* **The exercise**: Every line below should be copied exactly; drop the pictures.

* **Data segment**:
━━━━━━━━━━━━━━━━━━━━

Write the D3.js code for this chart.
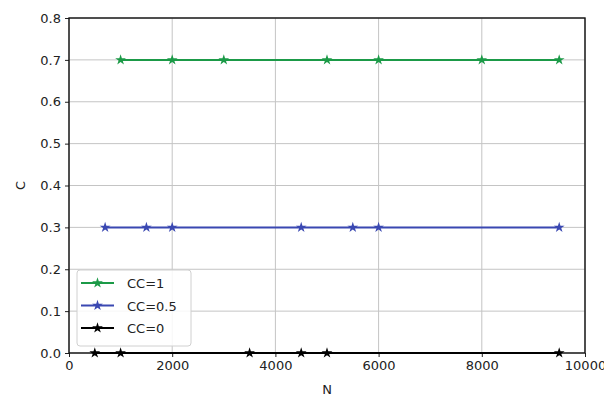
<!DOCTYPE html>
<html>
<head>
<meta charset="utf-8">
<script src="https://cdn.jsdelivr.net/npm/d3@7"></script>
<style>
body { margin:0; background:#fff; }
svg text { font-family: "DejaVu Sans", sans-serif; fill:#222; }
.grid line { stroke:#c4c4c4; stroke-width:1; }
</style>
</head>
<body>
<div id="viz"></div>
<script>
var xTicks = [0, 2000, 4000, 6000, 8000, 10000];
var yTicks = [0.0, 0.1, 0.2, 0.3, 0.4, 0.5, 0.6, 0.7, 0.8];

var seriesNames = ["CC=1", "CC=0.5", "CC=0"];
var seriesColors = ["#1b9a47", "#3a48b2", "#000000"];
var nCC1 = [1000, 2000, 3000, 5000, 6000, 8000, 9500];
var cCC1 = [0.7, 0.7, 0.7, 0.7, 0.7, 0.7, 0.7];
var nCC05 = [700, 1500, 2000, 4500, 5500, 6000, 9500];
var cCC05 = [0.3, 0.3, 0.3, 0.3, 0.3, 0.3, 0.3];
var nCC0 = [500, 1000, 3500, 4500, 5000, 9500];
var cCC0 = [0, 0, 0, 0, 0, 0];

var series = [
  {name: seriesNames[0], color: seriesColors[0], n: nCC1, c: cCC1},
  {name: seriesNames[1], color: seriesColors[1], n: nCC05, c: cCC05},
  {name: seriesNames[2], color: seriesColors[2], n: nCC0, c: cCC0}
];

var W = 604, H = 399;
var margin = {top: 18, right: 19, bottom: 46, left: 69};
var width = W - margin.left - margin.right,
    height = H - margin.top - margin.bottom;

var svg = d3.select('#viz').append("svg")
    .attr("width", W).attr("height", H)
  .append("g")
    .attr("transform", "translate(" + margin.left + "," + margin.top + ")");

var x = d3.scaleLinear().domain([0, 10000]).range([0, width]);
var y = d3.scaleLinear().domain([0, 0.8]).range([height, 0]);

// grid
var grid = svg.append("g").attr("class", "grid");
grid.selectAll(".gx").data(xTicks).enter().append("line")
    .attr("x1", d => x(d)).attr("x2", d => x(d))
    .attr("y1", 0).attr("y2", height);
grid.selectAll(".gy").data(yTicks).enter().append("line")
    .attr("y1", d => y(d)).attr("y2", d => y(d))
    .attr("x1", 0).attr("x2", width);

// axes
var xAxis = svg.append("g")
    .attr("transform", "translate(0," + height + ")")
    .call(d3.axisBottom(x).tickValues(xTicks).tickFormat(d3.format("d")).tickSize(4).tickPadding(4));
var yAxis = svg.append("g")
    .call(d3.axisLeft(y).tickValues(yTicks).tickFormat(d3.format(".1f")).tickSize(4).tickPadding(4));
[xAxis, yAxis].forEach(function(a){
  a.select(".domain").remove();
  a.selectAll("line").attr("stroke", "#222");
  a.selectAll("text").attr("font-size", "13px").attr("fill", "#222");
});

// frame
svg.append("rect")
    .attr("width", width).attr("height", height)
    .attr("fill", "none").attr("stroke", "#111").attr("stroke-width", 1.4);

// series
var star = d3.symbol().type(d3.symbolStar).size(36);
var line = d3.line().x(d => x(d[0])).y(d => y(d[1]));

series.forEach(function(s){
  var pts = s.n.map((v, i) => [v, s.c[i]]);
  svg.append("path")
      .datum(pts)
      .attr("d", line)
      .attr("fill", "none")
      .attr("stroke", s.color)
      .attr("stroke-width", 2);
  svg.selectAll(null).data(pts).enter().append("path")
      .attr("d", star)
      .attr("transform", d => "translate(" + x(d[0]) + "," + y(d[1]) + ")")
      .attr("fill", s.color);
});

// labels
svg.append("text")
    .attr("x", width / 2).attr("y", height + 41)
    .attr("text-anchor", "middle").attr("font-size", "13px").text("N");
svg.append("text")
    .attr("transform", "translate(" + (-44) + "," + (height / 2) + ") rotate(-90)")
    .attr("text-anchor", "middle").attr("font-size", "13px").text("C");

// legend
var lg = svg.append("g").attr("transform", "translate(8," + (height - 83) + ")");
lg.append("rect")
    .attr("width", 114).attr("height", 76).attr("rx", 3)
    .attr("fill", "#fff").attr("fill-opacity", 0.85)
    .attr("stroke", "#d0d0d0");
series.forEach(function(s, i){
  var yy = 13 + i * 22.5;
  lg.append("line")
      .attr("x1", 4).attr("x2", 37).attr("y1", yy).attr("y2", yy)
      .attr("stroke", s.color).attr("stroke-width", 2);
  lg.append("path")
      .attr("d", star)
      .attr("transform", "translate(20.5," + yy + ")")
      .attr("fill", s.color);
  lg.append("text")
      .attr("x", 50).attr("y", yy + 5)
      .attr("font-size", "13px").text(s.name);
});
</script>
</body>
</html>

━━━━━━━━━━━━━━━━━━━━

* **Result of the task**:
Write the D3.js code for this chart.
<!DOCTYPE html>
<html>
<head>
<meta charset="utf-8">
<script src="https://cdn.jsdelivr.net/npm/d3@7"></script>
<style>
body { margin:0; background:#fff; }
svg text { font-family: "DejaVu Sans", sans-serif; fill:#222; }
.grid line { stroke:#c4c4c4; stroke-width:1; }
</style>
</head>
<body>
<div id="viz"></div>
<script>
var xTicks = [0, 2000, 4000, 6000, 8000, 10000];
var yTicks = [0.0, 0.1, 0.2, 0.3, 0.4, 0.5, 0.6, 0.7, 0.8];

var seriesNames = ["CC=1", "CC=0.5", "CC=0"];
var seriesColors = ["#1b9a47", "#3a48b2", "#000000"];
var nCC1 = [1000, 2000, 3000, 5000, 6000, 8000, 9500];
var cCC1 = [0.7, 0.7, 0.7, 0.7, 0.7, 0.7, 0.7];
var nCC05 = [700, 1500, 2000, 4500, 5500, 6000, 9500];
var cCC05 = [0.3, 0.3, 0.3, 0.3, 0.3, 0.3, 0.3];
var nCC0 = [500, 1000, 3500, 4500, 5000, 9500];
var cCC0 = [0, 0, 0, 0, 0, 0];

var series = [
  {name: seriesNames[0], color: seriesColors[0], n: nCC1, c: cCC1},
  {name: seriesNames[1], color: seriesColors[1], n: nCC05, c: cCC05},
  {name: seriesNames[2], color: seriesColors[2], n: nCC0, c: cCC0}
];

var W = 604, H = 399;
var margin = {top: 18, right: 19, bottom: 46, left: 69};
var width = W - margin.left - margin.right,
    height = H - margin.top - margin.bottom;

var svg = d3.select('#viz').append("svg")
    .attr("width", W).attr("height", H)
  .append("g")
    .attr("transform", "translate(" + margin.left + "," + margin.top + ")");

var x = d3.scaleLinear().domain([0, 10000]).range([0, width]);
var y = d3.scaleLinear().domain([0, 0.8]).range([height, 0]);

// grid
var grid = svg.append("g").attr("class", "grid");
grid.selectAll(".gx").data(xTicks).enter().append("line")
    .attr("x1", d => x(d)).attr("x2", d => x(d))
    .attr("y1", 0).attr("y2", height);
grid.selectAll(".gy").data(yTicks).enter().append("line")
    .attr("y1", d => y(d)).attr("y2", d => y(d))
    .attr("x1", 0).attr("x2", width);

// axes
var xAxis = svg.append("g")
    .attr("transform", "translate(0," + height + ")")
    .call(d3.axisBottom(x).tickValues(xTicks).tickFormat(d3.format("d")).tickSize(4).tickPadding(4));
var yAxis = svg.append("g")
    .call(d3.axisLeft(y).tickValues(yTicks).tickFormat(d3.format(".1f")).tickSize(4).tickPadding(4));
[xAxis, yAxis].forEach(function(a){
  a.select(".domain").remove();
  a.selectAll("line").attr("stroke", "#222");
  a.selectAll("text").attr("font-size", "13px").attr("fill", "#222");
});

// frame
svg.append("rect")
    .attr("width", width).attr("height", height)
    .attr("fill", "none").attr("stroke", "#111").attr("stroke-width", 1.4);

// series
var star = d3.symbol().type(d3.symbolStar).size(36);
var line = d3.line().x(d => x(d[0])).y(d => y(d[1]));

series.forEach(function(s){
  var pts = s.n.map((v, i) => [v, s.c[i]]);
  svg.append("path")
      .datum(pts)
      .attr("d", line)
      .attr("fill", "none")
      .attr("stroke", s.color)
      .attr("stroke-width", 2);
  svg.selectAll(null).data(pts).enter().append("path")
      .attr("d", star)
      .attr("transform", d => "translate(" + x(d[0]) + "," + y(d[1]) + ")")
      .attr("fill", s.color);
});

// labels
svg.append("text")
    .attr("x", width / 2).attr("y", height + 41)
    .attr("text-anchor", "middle").attr("font-size", "13px").text("N");
svg.append("text")
    .attr("transform", "translate(" + (-44) + "," + (height / 2) + ") rotate(-90)")
    .attr("text-anchor", "middle").attr("font-size", "13px").text("C");

// legend
var lg = svg.append("g").attr("transform", "translate(8," + (height - 83) + ")");
lg.append("rect")
    .attr("width", 114).attr("height", 76).attr("rx", 3)
    .attr("fill", "#fff").attr("fill-opacity", 0.85)
    .attr("stroke", "#d0d0d0");
series.forEach(function(s, i){
  var yy = 13 + i * 22.5;
  lg.append("line")
      .attr("x1", 4).attr("x2", 37).attr("y1", yy).attr("y2", yy)
      .attr("stroke", s.color).attr("stroke-width", 2);
  lg.append("path")
      .attr("d", star)
      .attr("transform", "translate(20.5," + yy + ")")
      .attr("fill", s.color);
  lg.append("text")
      .attr("x", 50).attr("y", yy + 5)
      .attr("font-size", "13px").text(s.name);
});
</script>
</body>
</html>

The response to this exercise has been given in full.